The sampling rate of an Analog-to-Digital Converter is the speed at which it samples an Analog input waveform or signal and converts it to digital bits. There are two operations: Sampling and Conversion.

If it is sampled 1000 times every second then the sampling rate is 1000 Hz or 1 kHz.

This rate determines the highest input signal frequency that can be sampled.

**ADC parameters**

**ADC Sampling Rate**

The **RP2040** has four ADC’s.

The RP2040 ADC samples at **500 kilo-samples-per-second (kSPS).**

The ADC requires a 48 MHz clock input. Capturing and converting [1] a sample takes **96 clock cycles** (96 × 1/48 MHz) = **2μs** per sample. This equates to a sampling rate of **500 kSPS**.

The ADC input pins are shared with the GPIO pins. An analog multiplexer is used to select either.

At a sampling rate of 500 kSPS, the Nyquist frequency is 250 kHz. This is the maximum frequency of an input sinusoidal signal to avoid aliasing.

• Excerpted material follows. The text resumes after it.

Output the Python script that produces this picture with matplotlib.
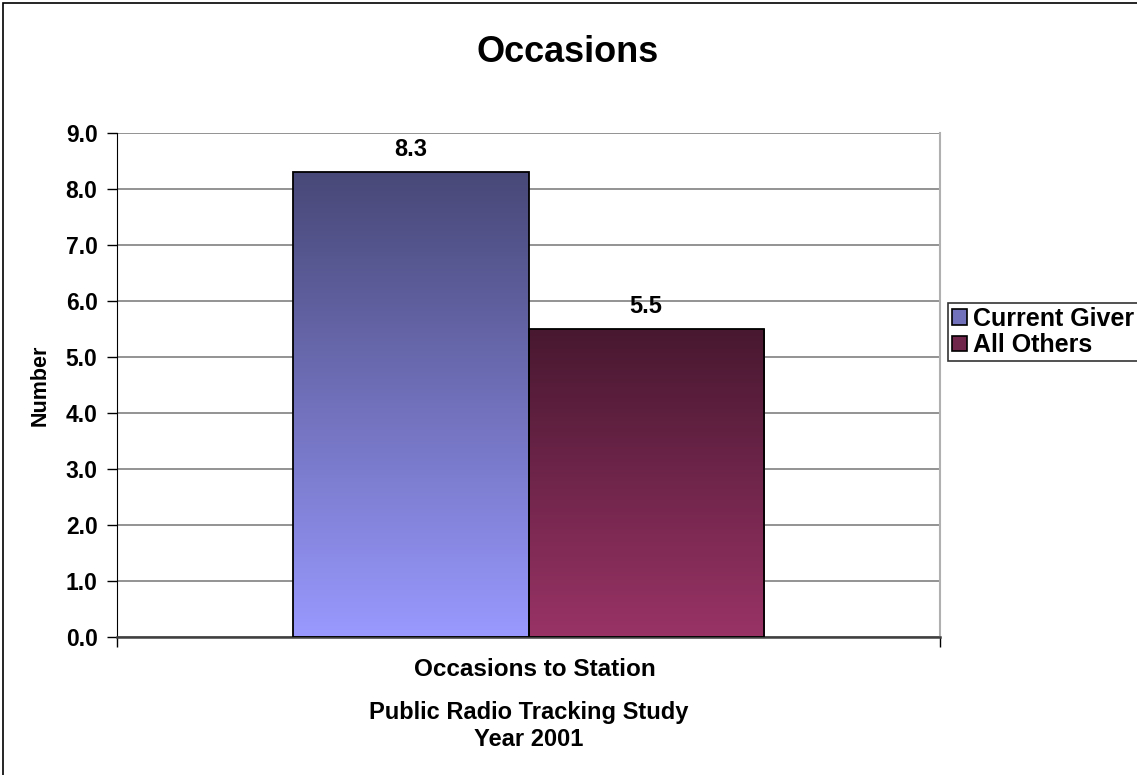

Frequencies higher than 250 kHz will have aliased components (use this calculator to find the output frequency).

If the input signal is a square wave, the maximum frequency to avoid aliasing is 50 kHz as the signal bandwidth would be 250 kHz.

**What is the Maximum Analog Input Voltage?**

The maximum ADC input voltage is determined by the digital IO supply voltage (**IOVDD**). It is not a function of the ADC supply voltage (**ADC_AVDD**).

In the following implementation of the RP2040 (complete schematic), IOVDD is +3.3V.

As a result **the maximum input voltage on the ADC pins is +3.3V. **

**What is the number of bits in the Raspberry Pi ADC?**

The ADC has **12 bits**.

This means that the digital output is a number from 0 to 4095. Use this calculator to find the ADC resolution.

**The Effective Number of Bits (ENOB) of the ADC is 8.7 bits. **

ENOB is calculated from the Signal-to-Noise and Distortion Ratio (SINAD). The data-sheet lists it as 54 dB. The ENOB is 8.7.

**Which ADC is better – Arduino or Raspberry Pi?**

The following table compares the key specifications of the two products

Raspberry Pi | Arduino | |

Sampling Rate | 500 kSPS | 15 kSPS |

Number of Bits | 12 | 10 |

Number of ADCs | 4 | 8 |

The Raspberry Pi has fewer ADC’s compared with the Arduino. However,

**Both the sampling rate and the resolution of the Raspberry Pi ADCs are higher and therefore better quality. **

**Notes**

[1] From the application note: Understanding ADC parameters *The combination of the sampling time and the hold time, is called conversion time. This is usually represented in number of clock cycles. The conversion time is the primary parameter in deciding the speed of the ADC.*

[2] The representation of the sampling rate number as 500 kSPS means that it** includes the sample-hold and conversion time**.